• **Given data**
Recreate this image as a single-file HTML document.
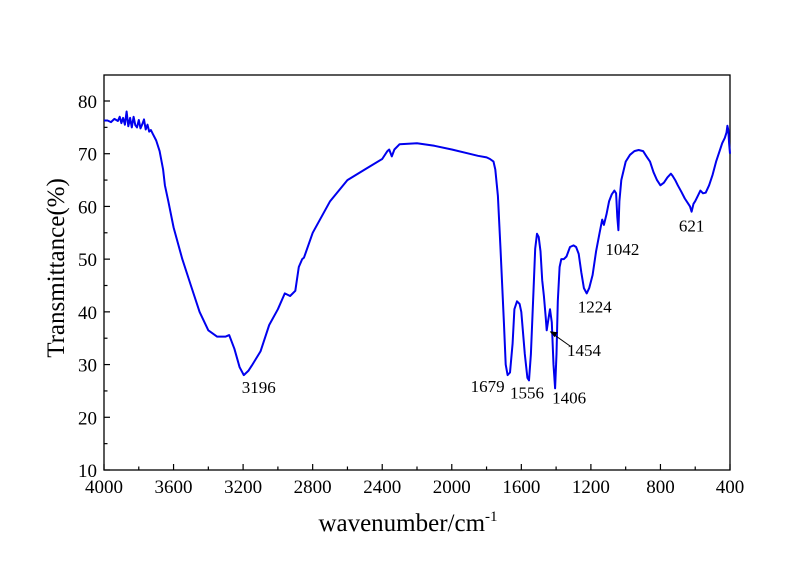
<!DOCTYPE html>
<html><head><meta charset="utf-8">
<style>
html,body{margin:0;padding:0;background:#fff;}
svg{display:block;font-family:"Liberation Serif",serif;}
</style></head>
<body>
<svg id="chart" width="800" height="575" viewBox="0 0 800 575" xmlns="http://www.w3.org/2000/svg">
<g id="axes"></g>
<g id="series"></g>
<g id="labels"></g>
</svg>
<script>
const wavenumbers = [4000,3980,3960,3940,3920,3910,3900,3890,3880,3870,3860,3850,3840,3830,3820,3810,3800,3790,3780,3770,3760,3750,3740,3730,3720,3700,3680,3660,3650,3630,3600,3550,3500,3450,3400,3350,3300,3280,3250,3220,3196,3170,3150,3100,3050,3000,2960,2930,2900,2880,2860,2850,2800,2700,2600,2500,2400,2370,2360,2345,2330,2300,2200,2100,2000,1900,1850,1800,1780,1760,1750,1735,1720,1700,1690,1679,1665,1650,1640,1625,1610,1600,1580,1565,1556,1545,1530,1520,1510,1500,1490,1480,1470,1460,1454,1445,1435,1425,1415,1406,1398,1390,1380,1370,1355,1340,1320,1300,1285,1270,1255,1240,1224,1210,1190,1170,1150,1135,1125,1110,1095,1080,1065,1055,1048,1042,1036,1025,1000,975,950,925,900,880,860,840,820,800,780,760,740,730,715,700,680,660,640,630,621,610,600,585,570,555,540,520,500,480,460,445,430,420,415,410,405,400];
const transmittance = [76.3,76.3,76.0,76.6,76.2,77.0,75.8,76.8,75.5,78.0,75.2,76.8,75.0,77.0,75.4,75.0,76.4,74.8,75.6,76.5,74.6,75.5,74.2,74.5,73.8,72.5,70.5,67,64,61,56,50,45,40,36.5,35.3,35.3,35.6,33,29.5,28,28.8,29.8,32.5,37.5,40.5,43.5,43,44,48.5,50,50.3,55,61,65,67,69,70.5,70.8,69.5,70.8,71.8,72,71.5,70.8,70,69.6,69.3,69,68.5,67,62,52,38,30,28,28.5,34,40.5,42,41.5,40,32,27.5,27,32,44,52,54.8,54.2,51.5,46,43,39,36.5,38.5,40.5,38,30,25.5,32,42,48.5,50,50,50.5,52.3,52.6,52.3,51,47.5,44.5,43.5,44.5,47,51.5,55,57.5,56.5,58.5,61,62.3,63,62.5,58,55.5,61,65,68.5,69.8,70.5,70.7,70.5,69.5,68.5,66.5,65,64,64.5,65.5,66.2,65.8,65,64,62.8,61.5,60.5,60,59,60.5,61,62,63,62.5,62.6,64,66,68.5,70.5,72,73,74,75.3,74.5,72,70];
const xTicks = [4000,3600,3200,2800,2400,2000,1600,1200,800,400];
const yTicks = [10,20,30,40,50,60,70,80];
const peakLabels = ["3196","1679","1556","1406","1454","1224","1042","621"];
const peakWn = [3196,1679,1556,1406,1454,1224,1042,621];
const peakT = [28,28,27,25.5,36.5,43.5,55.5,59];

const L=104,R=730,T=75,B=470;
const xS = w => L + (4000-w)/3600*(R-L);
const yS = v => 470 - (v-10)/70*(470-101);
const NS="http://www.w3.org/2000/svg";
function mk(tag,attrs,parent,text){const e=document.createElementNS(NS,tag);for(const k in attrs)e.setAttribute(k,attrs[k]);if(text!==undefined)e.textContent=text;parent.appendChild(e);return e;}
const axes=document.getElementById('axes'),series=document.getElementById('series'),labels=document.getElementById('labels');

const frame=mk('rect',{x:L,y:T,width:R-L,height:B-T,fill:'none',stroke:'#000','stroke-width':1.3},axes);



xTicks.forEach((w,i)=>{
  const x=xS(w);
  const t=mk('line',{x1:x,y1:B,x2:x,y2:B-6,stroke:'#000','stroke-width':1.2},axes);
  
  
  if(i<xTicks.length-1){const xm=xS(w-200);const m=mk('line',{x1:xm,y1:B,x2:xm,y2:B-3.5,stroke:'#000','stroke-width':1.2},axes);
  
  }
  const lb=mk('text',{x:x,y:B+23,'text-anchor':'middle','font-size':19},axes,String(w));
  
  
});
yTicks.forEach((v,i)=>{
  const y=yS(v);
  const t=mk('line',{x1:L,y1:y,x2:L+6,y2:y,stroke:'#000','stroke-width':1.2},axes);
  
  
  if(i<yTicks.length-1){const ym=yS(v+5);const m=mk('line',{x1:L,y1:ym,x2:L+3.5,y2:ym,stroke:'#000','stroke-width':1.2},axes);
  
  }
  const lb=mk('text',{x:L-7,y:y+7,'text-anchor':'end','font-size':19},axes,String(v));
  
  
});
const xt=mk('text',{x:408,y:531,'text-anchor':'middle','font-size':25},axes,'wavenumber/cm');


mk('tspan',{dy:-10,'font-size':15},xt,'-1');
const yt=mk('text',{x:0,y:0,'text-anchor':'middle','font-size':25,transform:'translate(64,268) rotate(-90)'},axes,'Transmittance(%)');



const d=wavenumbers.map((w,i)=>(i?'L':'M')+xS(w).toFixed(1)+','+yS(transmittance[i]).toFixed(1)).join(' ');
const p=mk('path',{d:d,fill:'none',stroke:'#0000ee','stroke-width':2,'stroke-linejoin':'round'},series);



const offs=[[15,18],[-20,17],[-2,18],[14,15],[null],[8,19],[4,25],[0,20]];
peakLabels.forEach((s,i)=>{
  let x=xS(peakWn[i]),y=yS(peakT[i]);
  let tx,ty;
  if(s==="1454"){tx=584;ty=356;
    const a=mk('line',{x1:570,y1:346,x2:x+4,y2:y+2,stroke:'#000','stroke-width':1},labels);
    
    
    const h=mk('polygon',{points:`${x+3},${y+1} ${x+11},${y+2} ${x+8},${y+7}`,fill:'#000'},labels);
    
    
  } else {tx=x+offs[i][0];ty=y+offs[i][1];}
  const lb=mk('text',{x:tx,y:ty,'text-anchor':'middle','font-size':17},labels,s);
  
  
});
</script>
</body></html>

• **Task description**
Omit the pictures, and quote the material above exactly as given.

• **Full response**
Recreate this image as a single-file HTML document.
<!DOCTYPE html>
<html><head><meta charset="utf-8">
<style>
html,body{margin:0;padding:0;background:#fff;}
svg{display:block;font-family:"Liberation Serif",serif;}
</style></head>
<body>
<svg id="chart" width="800" height="575" viewBox="0 0 800 575" xmlns="http://www.w3.org/2000/svg">
<g id="axes"></g>
<g id="series"></g>
<g id="labels"></g>
</svg>
<script>
const wavenumbers = [4000,3980,3960,3940,3920,3910,3900,3890,3880,3870,3860,3850,3840,3830,3820,3810,3800,3790,3780,3770,3760,3750,3740,3730,3720,3700,3680,3660,3650,3630,3600,3550,3500,3450,3400,3350,3300,3280,3250,3220,3196,3170,3150,3100,3050,3000,2960,2930,2900,2880,2860,2850,2800,2700,2600,2500,2400,2370,2360,2345,2330,2300,2200,2100,2000,1900,1850,1800,1780,1760,1750,1735,1720,1700,1690,1679,1665,1650,1640,1625,1610,1600,1580,1565,1556,1545,1530,1520,1510,1500,1490,1480,1470,1460,1454,1445,1435,1425,1415,1406,1398,1390,1380,1370,1355,1340,1320,1300,1285,1270,1255,1240,1224,1210,1190,1170,1150,1135,1125,1110,1095,1080,1065,1055,1048,1042,1036,1025,1000,975,950,925,900,880,860,840,820,800,780,760,740,730,715,700,680,660,640,630,621,610,600,585,570,555,540,520,500,480,460,445,430,420,415,410,405,400];
const transmittance = [76.3,76.3,76.0,76.6,76.2,77.0,75.8,76.8,75.5,78.0,75.2,76.8,75.0,77.0,75.4,75.0,76.4,74.8,75.6,76.5,74.6,75.5,74.2,74.5,73.8,72.5,70.5,67,64,61,56,50,45,40,36.5,35.3,35.3,35.6,33,29.5,28,28.8,29.8,32.5,37.5,40.5,43.5,43,44,48.5,50,50.3,55,61,65,67,69,70.5,70.8,69.5,70.8,71.8,72,71.5,70.8,70,69.6,69.3,69,68.5,67,62,52,38,30,28,28.5,34,40.5,42,41.5,40,32,27.5,27,32,44,52,54.8,54.2,51.5,46,43,39,36.5,38.5,40.5,38,30,25.5,32,42,48.5,50,50,50.5,52.3,52.6,52.3,51,47.5,44.5,43.5,44.5,47,51.5,55,57.5,56.5,58.5,61,62.3,63,62.5,58,55.5,61,65,68.5,69.8,70.5,70.7,70.5,69.5,68.5,66.5,65,64,64.5,65.5,66.2,65.8,65,64,62.8,61.5,60.5,60,59,60.5,61,62,63,62.5,62.6,64,66,68.5,70.5,72,73,74,75.3,74.5,72,70];
const xTicks = [4000,3600,3200,2800,2400,2000,1600,1200,800,400];
const yTicks = [10,20,30,40,50,60,70,80];
const peakLabels = ["3196","1679","1556","1406","1454","1224","1042","621"];
const peakWn = [3196,1679,1556,1406,1454,1224,1042,621];
const peakT = [28,28,27,25.5,36.5,43.5,55.5,59];

const L=104,R=730,T=75,B=470;
const xS = w => L + (4000-w)/3600*(R-L);
const yS = v => 470 - (v-10)/70*(470-101);
const NS="http://www.w3.org/2000/svg";
function mk(tag,attrs,parent,text){const e=document.createElementNS(NS,tag);for(const k in attrs)e.setAttribute(k,attrs[k]);if(text!==undefined)e.textContent=text;parent.appendChild(e);return e;}
const axes=document.getElementById('axes'),series=document.getElementById('series'),labels=document.getElementById('labels');

const frame=mk('rect',{x:L,y:T,width:R-L,height:B-T,fill:'none',stroke:'#000','stroke-width':1.3},axes);



xTicks.forEach((w,i)=>{
  const x=xS(w);
  const t=mk('line',{x1:x,y1:B,x2:x,y2:B-6,stroke:'#000','stroke-width':1.2},axes);
  
  
  if(i<xTicks.length-1){const xm=xS(w-200);const m=mk('line',{x1:xm,y1:B,x2:xm,y2:B-3.5,stroke:'#000','stroke-width':1.2},axes);
  
  }
  const lb=mk('text',{x:x,y:B+23,'text-anchor':'middle','font-size':19},axes,String(w));
  
  
});
yTicks.forEach((v,i)=>{
  const y=yS(v);
  const t=mk('line',{x1:L,y1:y,x2:L+6,y2:y,stroke:'#000','stroke-width':1.2},axes);
  
  
  if(i<yTicks.length-1){const ym=yS(v+5);const m=mk('line',{x1:L,y1:ym,x2:L+3.5,y2:ym,stroke:'#000','stroke-width':1.2},axes);
  
  }
  const lb=mk('text',{x:L-7,y:y+7,'text-anchor':'end','font-size':19},axes,String(v));
  
  
});
const xt=mk('text',{x:408,y:531,'text-anchor':'middle','font-size':25},axes,'wavenumber/cm');


mk('tspan',{dy:-10,'font-size':15},xt,'-1');
const yt=mk('text',{x:0,y:0,'text-anchor':'middle','font-size':25,transform:'translate(64,268) rotate(-90)'},axes,'Transmittance(%)');



const d=wavenumbers.map((w,i)=>(i?'L':'M')+xS(w).toFixed(1)+','+yS(transmittance[i]).toFixed(1)).join(' ');
const p=mk('path',{d:d,fill:'none',stroke:'#0000ee','stroke-width':2,'stroke-linejoin':'round'},series);



const offs=[[15,18],[-20,17],[-2,18],[14,15],[null],[8,19],[4,25],[0,20]];
peakLabels.forEach((s,i)=>{
  let x=xS(peakWn[i]),y=yS(peakT[i]);
  let tx,ty;
  if(s==="1454"){tx=584;ty=356;
    const a=mk('line',{x1:570,y1:346,x2:x+4,y2:y+2,stroke:'#000','stroke-width':1},labels);
    
    
    const h=mk('polygon',{points:`${x+3},${y+1} ${x+11},${y+2} ${x+8},${y+7}`,fill:'#000'},labels);
    
    
  } else {tx=x+offs[i][0];ty=y+offs[i][1];}
  const lb=mk('text',{x:tx,y:ty,'text-anchor':'middle','font-size':17},labels,s);
  
  
});
</script>
</body></html>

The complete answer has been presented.